- [EXERCISE TASK]:
Quote from the first line below through the line that contains "plt.rcParams['font.family'] = ['Liberation", both included, and leave the pictures out.

-----

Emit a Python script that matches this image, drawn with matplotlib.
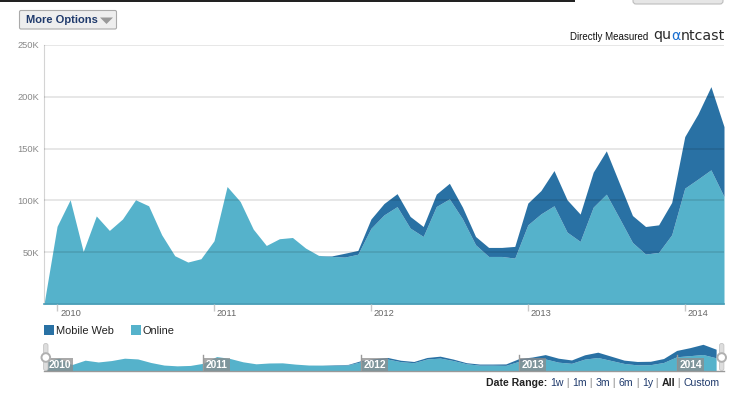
import matplotlib
matplotlib.use("Agg")
import matplotlib.pyplot as plt
from matplotlib.patches import FancyBboxPatch, Rectangle, Polygon, Circle
import numpy as np
import pandas as pd

plt.rcParams['font.family'] = ['Liberation Sans', 'DejaVu Sans']

# ---- data (thousands of people per month) ----
months = pd.date_range("2009-12-01", periods=53, freq="MS")
online = [0, 75, 100.6, 50.7, 85, 71, 82, 100.6, 94.8, 66.8, 46.6, 40.5, 43.7,
          61, 113.4, 99, 72.3, 56.5, 63, 64.2, 54, 46.9, 45.9, 45.3, 48,
          73, 86, 94, 73.3, 65.2, 94.1, 101.5, 82.2, 57.2, 45.9, 45.9, 44.3,
          76.4, 87, 94.8, 69.4, 60.4, 93.5, 106, 82.9, 59.4, 48.2, 49.8, 66.8,
          111.8, 120.5, 129.5, 103.7]
mobile = [0, 0, 0, 0, 0, 0, 0, 0, 0, 0, 0, 0, 0,
          0, 0, 0, 0, 0, 0, 0, 0, 0, 0.5, 3.7, 3.7,
          9, 11, 12.5, 11.2, 9.6, 12, 15, 11.3, 8, 8.7, 8.7, 11.3,
          21, 22.5, 34, 31.2, 26.4, 33.8, 41.8, 33.7, 26, 26.6, 26.6, 31.2,
          49.8, 62.7, 80.3, 67.5]
series_names = ["Mobile Web", "Online"]
y_ticks = [50, 100, 150, 200, 250]
y_tick_labels = ["50K", "100K", "150K", "200K", "250K"]
range_options = ["1w", "1m", "3m", "6m", "1y", "All", "Custom"]

c_online = "#55b2cb"
c_mobile = "#2971a4"

online = np.array(online)
mobile = np.array(mobile)
x = np.arange(len(months))
jan_idx = [i for i, d in enumerate(months) if d.month == 1]
jan_lab = [str(months[i].year) for i in jan_idx]

W, H = 742, 399
fig = plt.figure(figsize=(W / 100, H / 100), dpi=100)
fig.patch.set_facecolor("white")


def rect(l, t, r, b):
    return [l / W, 1 - b / H, (r - l) / W, (b - t) / H]


# ---- main chart ----
ax = fig.add_axes(rect(44, 45, 724, 304))
ax.fill_between(x, 0, online, color=c_online, lw=0)
ax.fill_between(x, online, online + mobile, color=c_mobile, lw=0)
ax.set_xlim(0, len(x) - 1)
ax.set_ylim(0, 250)
ax.set_axisbelow(False)
ax.set_yticks(y_ticks)
ax.set_yticklabels(y_tick_labels)
ax.tick_params(axis="y", length=0, pad=3.5, labelsize=6.7, labelcolor="#888888")
ax.yaxis.grid(True, color="black", alpha=0.12, lw=1.1)
ax.set_xticks(jan_idx)
ax.set_xticklabels([])
ax.tick_params(axis="x", length=5, width=1, color="#c8c8c8", direction="out")
for i, lab in zip(jan_idx, jan_lab):
    ax.annotate(lab, xy=(i, 0), xycoords=("data", "axes fraction"),
                xytext=(3, -9.5), textcoords="offset pixels",
                ha="left", va="center", fontsize=6.7, color="#666666")
for s in ["top", "right"]:
    ax.spines[s].set_visible(False)
ax.spines["left"].set_color("#d4d4d4")
ax.spines["left"].set_linewidth(0.8)
ax.spines["bottom"].set_color("#4a9db6")
ax.spines["bottom"].set_linewidth(1.2)
ax.set_facecolor("white")

# ---- navigator ----
nav = fig.add_axes(rect(44, 343, 724, 371))
xn = x[1:]
nav.fill_between(xn, 0, online[1:], color=c_online, lw=0)
nav.fill_between(xn, online[1:], online[1:] + mobile[1:], color=c_mobile, lw=0)
nav.set_xlim(0.87, 52.6)
nav.set_ylim(0, 220)
nav.set_xticks([])
nav.set_yticks([])
for s in ["top", "right", "left"]:
    nav.spines[s].set_visible(False)
nav.spines["bottom"].set_color("#999999")
nav.spines["bottom"].set_linewidth(1)
for i, lab in zip(jan_idx, jan_lab):
    nav.axvline(i, ymin=0, ymax=0.57, color="#9a9a9a", lw=1)
    nav.annotate(lab, xy=(i, 0), xycoords=("data", "axes fraction"),
                 xytext=(2.5, 1.5), textcoords="offset pixels",
                 ha="left", va="bottom", fontsize=7.4, fontweight="bold", color="white",
                 bbox=dict(boxstyle="square,pad=0.18", fc="#8c8c8c", ec="none", alpha=0.75))

# ---- overlay (decorations in pixel coordinates) ----
ov = fig.add_axes([0, 0, 1, 1], zorder=10)
ov.set_xlim(0, W)
ov.set_ylim(H, 0)
ov.axis("off")
ov.patch.set_alpha(0)

ov.add_patch(Rectangle((0, 0), 575, 2, color="#222222", lw=0))
ov.add_patch(FancyBboxPatch((633, -4), 90, 8, boxstyle="round,pad=0,rounding_size=3",
                            fc="#e6e6e6", ec="#bdbdbd", lw=0.8))

# More Options button
ov.add_patch(FancyBboxPatch((19.5, 10.5), 97, 18.5, boxstyle="round,pad=0,rounding_size=1.5",
                            fc="#eeeeee", ec="#aaaaaa", lw=0.8))
ov.text(26, 20, "More Options", fontsize=8, fontweight="bold", color="#1f3a6c",
        ha="left", va="center")
ov.add_patch(Polygon([(100, 17.5), (113, 17.5), (106.5, 24)], closed=True, color="#999999", lw=0))

# quantcast
ov.text(570, 37, "Directly Measured", fontsize=7, color="#111111", ha="left", va="center")
t1 = ov.text(653, 35.5, "qu", fontsize=10.2, color="#2a2a2a", ha="left", va="center",
             family="DejaVu Sans")
t2 = ov.annotate("α", xy=(1, 0), xycoords=t1, ha="left", va="bottom", fontsize=10.2,
                 color="#1b6fd0", family="DejaVu Sans")
ov.annotate("ntcast", xy=(1, 0), xycoords=t2, ha="left", va="bottom", fontsize=10.2,
            color="#2a2a2a", family="DejaVu Sans")

# legend
ov.add_patch(Rectangle((44, 325), 10, 10, color=c_mobile, lw=0))
ov.text(56, 330.5, series_names[0], fontsize=7.9, color="#222222", ha="left", va="center")
ov.add_patch(Rectangle((131, 325), 9.5, 10, color=c_online, lw=0))
ov.text(142.5, 330.5, series_names[1], fontsize=7.9, color="#222222", ha="left", va="center")

# navigator handles
for hx in (45.8, 721.7):
    ov.add_patch(FancyBboxPatch((hx - 2.2, 343.5), 4.4, 27, boxstyle="round,pad=0,rounding_size=2",
                                fc="#dddddd", ec="#c4c4c4", lw=0.6))
    ov.add_patch(Circle((hx, 357.5), 4.3, fc="white", ec="#b0b0b0", lw=1.4))

# date range selector
fs = 7.6
prev = ov.text(486.5, 383, "Date Range: ", fontsize=fs, fontweight="bold", color="#222222",
               ha="left", va="center")
for k, opt in enumerate(range_options):
    bold = opt == "All"
    prev = ov.annotate(opt, xy=(1, 0), xycoords=prev, ha="left", va="bottom", fontsize=fs,
                       fontweight="bold" if bold else "normal",
                       color="#222222" if bold else "#1f3a6c")
    if k < len(range_options) - 1:
        prev = ov.annotate(" | ", xy=(1, 0), xycoords=prev, ha="left", va="bottom",
                           fontsize=fs, color="#888888")

fig.savefig("out.png", dpi=100, facecolor="white")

-----

- [RESULT BELOW]:
Emit a Python script that matches this image, drawn with matplotlib.
import matplotlib
matplotlib.use("Agg")
import matplotlib.pyplot as plt
from matplotlib.patches import FancyBboxPatch, Rectangle, Polygon, Circle
import numpy as np
import pandas as pd

plt.rcParams['font.family'] = ['Liberation Sans', 'DejaVu Sans']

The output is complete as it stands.